The rule had to do with lightsaber battles. Hamill said in the interview that he’d been working on a fight sequence with stunt coordinator Peter Diamond and Darth Vader’s double Bob Anderson (who was an “Olympic fencing champion”), and he called the training “intensive.” He explained what happened, saying:
“We had worked out a sequence we were all particularly proud of. And I’m talking weeks and weeks of this … and we said, ‘Let’s bring George [Lucas] in.’ We brought George in to look at what we had done and he said, ‘Um well … You can’t take your hands off a lightsaber. You can’t hold it in one hand.’ And we said, ‘What?’ We had choreographed stuff where, you know, we did spins around and we did various things … He didn’t want us to ever take both hands off the hilt.”

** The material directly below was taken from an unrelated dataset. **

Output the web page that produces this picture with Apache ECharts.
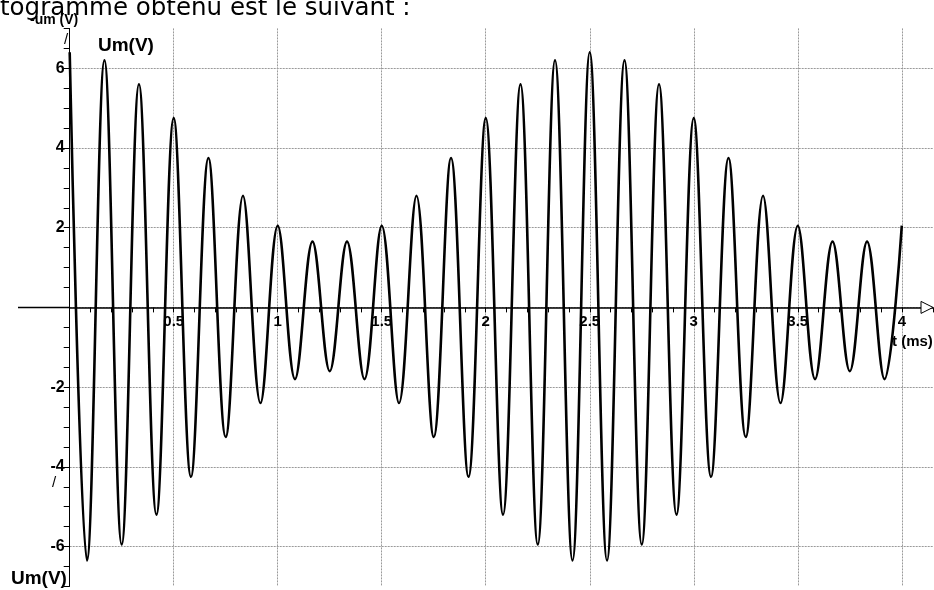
<!DOCTYPE html>
<html>
<head>
<meta charset="utf-8">
<script src="https://cdn.jsdelivr.net/npm/echarts@6/dist/echarts.min.js"></script>
<style>
  html, body { margin: 0; padding: 0; background: #fff; }
  #main { width: 934px; height: 590px; }
</style>
</head>
<body>
<div id="main"></div>
<script>
var times = [0, 0.083, 0.167, 0.25, 0.333, 0.417, 0.5, 0.583, 0.667, 0.75, 0.833, 0.917,
  1, 1.083, 1.167, 1.25, 1.333, 1.417, 1.5, 1.583, 1.667, 1.75, 1.833, 1.917,
  2, 2.083, 2.167, 2.25, 2.333, 2.417, 2.5, 2.583, 2.667, 2.75, 2.833, 2.917,
  3, 3.083, 3.167, 3.25, 3.333, 3.417, 3.5, 3.583, 3.667, 3.75, 3.833, 3.917, 4];
// tension Um (V) a ces instants
var volts = [6.4, -6.35, 6.2, -5.95, 5.6, -5.2, 4.75, -4.25, 3.75, -3.25, 2.8, -2.4,
  2.05, -1.8, 1.65, -1.6, 1.65, -1.8, 2.05, -2.4, 2.8, -3.25, 3.75, -4.25,
  4.75, -5.2, 5.6, -5.95, 6.2, -6.35, 6.4, -6.35, 6.2, -5.95, 5.6, -5.2,
  4.75, -4.25, 3.75, -3.25, 2.8, -2.4, 2.05, -1.8, 1.65, -1.6, 1.65, -1.8, 2.05];
var xLabels = [0.5, 1, 1.5, 2, 2.5, 3, 3.5, 4];
var yLabels = [-6, -4, -2, 2, 4, 6];

var chart = echarts.init(document.getElementById('main'));
var grey = '#9a9a9a';
var boldFont = '"Liberation Sans", Arial, sans-serif';

// hauteur du trace : 7 V de part et d'autre de zero
var gridTop = 28.4, gridBottom = 3.6;
var zeroOffset = (590 - gridTop - gridBottom) / 2;

var option = {
  animation: false,
  grid: { left: 69.7, right: 1, top: gridTop, bottom: gridBottom, containLabel: false, outerBoundsMode: 'none' },
  xAxis: {
    type: 'value',
    min: 0,
    max: 4.15,
    interval: 0.1,
    position: 'bottom',
    offset: -zeroOffset,
    axisLine: { onZero: false, lineStyle: { color: '#000', width: 1.5 } },
    axisTick: { show: true, inside: false, length: 5, lineStyle: { color: '#000', width: 1 } },
    axisLabel: {
      margin: 7,
      color: '#000',
      fontFamily: boldFont,
      fontWeight: 'bold',
      fontSize: 15,
      formatter: function (v) {
        var r = Math.round(v * 10) / 10;
        return xLabels.indexOf(r) >= 0 ? String(r) : '';
      }
    },
    splitLine: {
      show: true,
      lineStyle: { color: [grey, 'none', 'none', 'none', 'none'], width: 1, type: [2, 1] }
    }
  },
  yAxis: {
    type: 'value',
    min: -7,
    max: 7,
    interval: 0.5,
    axisLine: { onZero: true, lineStyle: { color: '#000', width: 1 } },
    axisTick: { show: true, inside: false, length: 6, lineStyle: { color: '#000', width: 1 } },
    axisLabel: {
      margin: 5,
      color: '#000',
      fontFamily: boldFont,
      fontWeight: 'bold',
      fontSize: 16,
      formatter: function (v) {
        var r = Math.round(v * 2) / 2;
        return yLabels.indexOf(r) >= 0 ? String(r) : '';
      }
    },
    splitLine: {
      show: true,
      lineStyle: { color: ['none', 'none', grey, 'none'], width: 1, type: [2, 1] }
    }
  },
  series: [{
    type: 'line',
    data: times.map(function (t, i) { return [t, volts[i]]; }),
    smooth: 0.37,
    showSymbol: false,
    symbol: 'none',
    lineStyle: { color: '#000', width: 2.6 },
    z: 5
  }]
};
chart.setOption(option);

// prolongement de l'axe des temps, fleche et textes
var o = chart.convertToPixel({ gridIndex: 0 }, [0, 0]);
var end = chart.convertToPixel({ gridIndex: 0 }, [4.15, 0]);
chart.setOption({
  graphic: [
    { type: 'line', shape: { x1: 18, y1: o[1], x2: o[0], y2: o[1] }, style: { stroke: '#000', lineWidth: 1.5 }, z: 10 },
    { type: 'polygon', shape: { points: [[end[0] - 12, o[1] - 6], [end[0], o[1]], [end[0] - 12, o[1] + 6]] },
      style: { fill: '#fff', stroke: '#000', lineWidth: 1 }, z: 10 },
    { type: 'text', x: 30, y: 20, z: 10,
      style: { text: '-um (V)', font: 'bold 14px ' + boldFont, fill: '#000', verticalAlign: 'middle' } },
    { type: 'text', x: 0, y: 9, z: 11,
      style: { text: 'togramme obtenu est le suivant :', font: '24.5px "DejaVu Sans"', fill: '#000', verticalAlign: 'middle' } },
    { type: 'text', x: 98, y: 46, z: 10,
      style: { text: 'Um(V)', font: 'bold 19px ' + boldFont, fill: '#000', verticalAlign: 'middle' } },
    { type: 'text', x: 11, y: 579, z: 10,
      style: { text: 'Um(V)', font: 'bold 19px ' + boldFont, fill: '#000', verticalAlign: 'middle' } },
    { type: 'text', x: 892, y: 342, z: 10,
      style: { text: 't (ms)', font: 'bold 15px ' + boldFont, fill: '#000', verticalAlign: 'middle' } },
    { type: 'text', x: 64, y: 40, z: 10,
      style: { text: '/', font: '15px ' + boldFont, fill: '#000', verticalAlign: 'middle' } },
    { type: 'text', x: 52, y: 483, z: 10,
      style: { text: '/', font: '15px ' + boldFont, fill: '#000', verticalAlign: 'middle' } }
  ]
});
</script>
</body>
</html>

They had to restructure the fight, though Hamill said Diamond and Anderson were really helpful. “It was frustrating, but I was very lucky to have Peter, who was so skilled as a stunt coordinator, and Bob. He was someone who, he could counter if I made a mistake, he could counter it and incorporate it into the routine, and we could keep going. It takes an expert to make a novice look good, and that was certainly the case with him.”
In a 2014 “Star Wars” lightsaber featurette, Hamill gave another reason for the two-handed stance. “George was adamant that these things were really, really heavy and that we couldn’t take a hand off. We always had to have two, like Excalibur, it’s like forty or fifty pounds of weight.”
Lucas added that they wanted to speed up the fights as Luke improved his technique. “And so we very slowly started moving away from the two-handed form … to sometimes using a one-handed form.”